I aim to forge a bond with that wild woman who has carried her through the process of actually getting her to my class, and answer with absolute conviction, “Of course you are psychic. You wouldn’t be here otherwise. And when you graduate from this class, you will know without a doubt that you are indeed very psychic!”
She smiles back at me. Now the wild woman who is struggling for energy inside her, gulps in a deep, clean and relaxing breath. She knows she is home.
”…when women connect with wild woman they are gifted with oracle.” (Estes, p. 8)
The process of learning divination must centre around this theme. To be good at divining, a woman must regularly give the wild woman a place to call her own.
Sacred Space to Practice
Women throughout their study, continuously negotiate for a place in their life for the wild woman to be free. Setting boundaries around their time, privacy, and inner work, they learn to say, “NO!”, and establish a space to practice, read, meditate, dance, and find their way to centre. It is in the core of her being that a woman discovers a sense of the sacred. A space where linear time has no meaning.
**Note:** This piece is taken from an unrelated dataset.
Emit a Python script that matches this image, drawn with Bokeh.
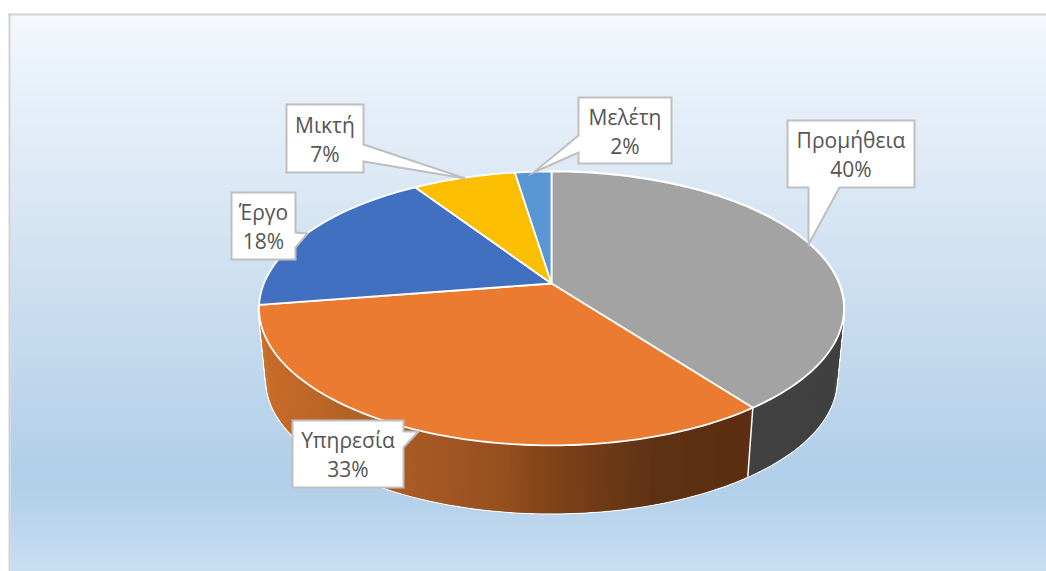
import numpy as np
from bokeh.plotting import figure
from bokeh.models import Range1d
from bokeh.core.properties import value
from bokeh.embed import file_html
from bokeh.resources import INLINE

# ---- data ----
categories = ["Προμήθεια", "Υπηρεσία", "Έργο", "Μικτή", "Μελέτη"]
shares = [39.8, 32.7, 18.3, 6.8, 2.4]
top_colors = ["#A3A3A3", "#EB7B30", "#4270C0", "#FBBE00", "#5997D4"]

# ---- layout (page pixels) ----
W, H = 1046, 571
PX0, PY0 = 0, 0
CX, APEX_Y, A, B, K = 551, 283, 287.6, 132.4, 0.182
BOTTOM_Y, BOTTOM_S = 355, 0.975
FONT = "Open Sans"
FONT_SIZE = "21px"
TEXT_COLOR = "#555555"
BOX_LINE = "#BFBFBF"

callouts = {
    "Προμήθεια": dict(box=(787, 914, 120, 187), edge="bottom", ptr=[(839, 187), (808, 244), (808, 187)]),
    "Υπηρεσία": dict(box=(292, 403, 420, 487), edge="right", ptr=[(403, 431), (418, 431), (403, 447)]),
    "Έργο": dict(box=(231, 295, 192, 259), edge="right", ptr=[(295, 232), (307, 233), (295, 247)]),
    "Μικτή": dict(box=(286, 363, 104, 172), edge="right", ptr=[(363, 144), (465, 178), (363, 161)]),
    "Μελέτη": dict(box=(578, 671, 97, 163), edge="left", ptr=[(578, 152), (533, 172), (578, 135)]),
}

bg_y = [13, 60, 170, 300, 480, 571]
bg_r = [246, 236, 222, 203, 177, 200]
bg_g = [250, 243, 234, 222, 207, 222]
bg_b = [254, 251, 246, 240, 233, 243]

side_x = [262, 400, 500, 550, 650, 748]
side_r = [201, 172, 152, 128, 96, 92]
side_g = [110, 92, 80, 68, 50, 47]
side_b = [43, 38, 32, 26, 20, 18]
GRAY_SIDE = "#414141"


def project(theta, apex_y=APEX_Y, s=1.0):
    u, v = np.sin(theta), np.cos(theta)
    w = 1 + K * v
    return CX + s * A * u / w, apex_y - s * B * v / w


def hexc(r, g, b):
    return "#%02x%02x%02x" % (int(r), int(g), int(b))


p = figure(
    width=W, height=H, output_backend="svg", toolbar_location=None,
    x_range=Range1d(PX0, PX0 + W), y_range=Range1d(PY0 + H, PY0),
    x_axis_type=None, y_axis_type=None, min_border=0,
    background_fill_color="white", border_fill_color="white", outline_line_color=None,
)
p.grid.visible = False

# background gradient, 2px bands that overlap by one pixel
rows = np.arange(15, PY0 + H)
p.quad(left=PX0 + 10, right=PX0 + W, top=rows, bottom=rows + 2,
       fill_color=[hexc(np.interp(y, bg_y, bg_r), np.interp(y, bg_y, bg_g), np.interp(y, bg_y, bg_b)) for y in rows],
       line_color=None)

# chart border (top and left)
p.quad(left=[8, 8], right=[10, PX0 + W], top=[13, 13], bottom=[PY0 + H, 15],
       fill_color="#D2D2D2", line_color=None)

# slice angles
edges = np.concatenate([[0], np.cumsum(shares)]) / sum(shares) * 2 * np.pi

# wall outline: a white halo whose inner half is covered by the fills
th_all = np.linspace(edges[0], edges[2], 300)
tx, ty = project(th_all)
bx, by = project(th_all, BOTTOM_Y, BOTTOM_S)
hx = [[tx[i], tx[i + 1], bx[i + 1], bx[i]] for i in range(len(th_all) - 1)]
hy = [[ty[i], ty[i + 1], by[i + 1], by[i]] for i in range(len(th_all) - 1)]
p.patches(hx, hy, fill_color="white", line_color="white", line_width=2.4)

# walls, overlapping strips: flat grey, orange coloured by position
for i_slice in (0, 1):
    th = np.linspace(edges[i_slice], edges[i_slice + 1], 160)
    x1, y1 = project(th)
    x2, y2 = project(th, BOTTOM_Y, BOTTOM_S)
    qx, qy, qc = [], [], []
    for i in range(len(th) - 1):
        j = min(i + 2, len(th) - 1)
        qx.append([x1[i], x1[j], x2[j], x2[i]])
        qy.append([y1[i], y1[j], y2[j], y2[i]])
        xm = (x2[i] + x2[i + 1]) / 2
        qc.append(GRAY_SIDE if i_slice == 0 else hexc(np.interp(xm, side_x, side_r),
                                                      np.interp(xm, side_x, side_g),
                                                      np.interp(xm, side_x, side_b)))
    p.patches(qx, qy, fill_color=qc, line_color=None)

# white seam between the two walls
sx1, sy1 = project(edges[1])
sx2, sy2 = project(edges[1], BOTTOM_Y, BOTTOM_S)
p.line([sx1, sx2], [sy1, sy2], line_color="white", line_width=1.5)

# top face
wx, wy = [], []
for i in range(len(shares)):
    th = np.linspace(edges[i], edges[i + 1], max(int(np.degrees(edges[i + 1] - edges[i])), 4) + 1)
    x, y = project(th)
    wx.append([CX] + list(x))
    wy.append([APEX_Y] + list(y))
p.patches(wx, wy, fill_color=top_colors, line_color="white", line_width=1.8, line_join="round")

# callouts
total = sum(shares)
for name, share in zip(categories, shares):
    c = callouts[name]
    l, r, t, b = c["box"]
    before = {"right": [(l, t), (r, t)], "bottom": [(l, t), (r, t), (r, b)],
              "left": [(l, t), (r, t), (r, b), (l, b)]}[c["edge"]]
    after = {"right": [(r, b), (l, b)], "bottom": [(l, b)], "left": []}[c["edge"]]
    pts = before + c["ptr"] + after
    p.patch([q[0] for q in pts], [q[1] for q in pts], fill_color="white",
            line_color=BOX_LINE, line_width=2, line_join="miter")
    xc, yc = (l + r) / 2, (t + b) / 2
    p.text([xc], [yc - 14], text=[name], text_align="center", text_baseline="middle",
           text_font=value(FONT), text_font_size=FONT_SIZE, text_color=TEXT_COLOR)
    p.text([xc], [yc + 15], text=[f"{round(share / total * 100)}%"], text_align="center",
           text_baseline="middle", text_font=value(FONT), text_font_size=FONT_SIZE, text_color=TEXT_COLOR)

open("out.html", "w").write(file_html(p, INLINE))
Obligations and unconditional responsiveness to others melts away, and numinous knowledge floods the now open gates.
“..Asking the proper question is the central action of transformation-in fairy tales, in analysis, and in individuation.” (Estes, p.15)
“The first question is this: “What do you want?” Almost everyone asks some version of this, just as a matter of course. But there is yet one more essential question, and that is: “What does your deeper self desire?” (Estes, p. 128)
An initiate of divining practice must navigate her way through the gauntlet that perniciously threatens to veer her off course all along the way. Leading the initiation and standing guard at each of these gates is the questioner. “What does your deeper self desire?” she is asked.
Once we become aware of our deepest desire, choosing not to grant ourselves that wish, brings to consciousness all the ways in which we negate, deny, and withhold the bounty and nourishment our soul so craves.
Diviner is Alchemist, High Priestess and Light Bringer
The reason, ultimately, why initiates of divining must face this gauntlet is because all throughout their practice they will read for women who are only beginning to hear the distant call of the wild woman in the depths of the forest, the sea, the sun and the air. What women will need more than anything from this diviner, is confirmation that the distant inner voice they are hearing is the call of her true love. The diviner’s task is to bring this woman closer to her love, and stand as witness as this woman unites in matrimony with her own previously withering, now vibrant lover. The diviner is the Alchemist, the High Priestess, and light bringer who will preside at this rebirth of a woman’s wild woman.
At least fifty per cent of my clients decide they would like to study how to be a diviner too. When a woman asks me about my next class after a reading, I know I have connected with her wild woman. She wants more of this fresh sacred air to breathe. Her Wild Inner Woman will find a way to get this woman to my class!
She will divine a woman’s authentic destiny because she is able to move into that space at will where the sacred pervades, where knowledge floats in a sea of abundance all around her, and past, present and future exist as one. She has asked herself that question all along the way, and answered truthfully and with action, always on the side of what she truly desires.
The magical diviner knows the two women who comprise her nature. She knows the differences between her outer woman and her inner, wild woman. She hears, sees and feels the differences that pervade between the outer, adaptive woman on the outside the true wild woman struggling for energy on the inside, in all the women who come to her for guidance. One day she will be called to teach initiates of divination practice because her client’s re-birthed wild women will ask it of her.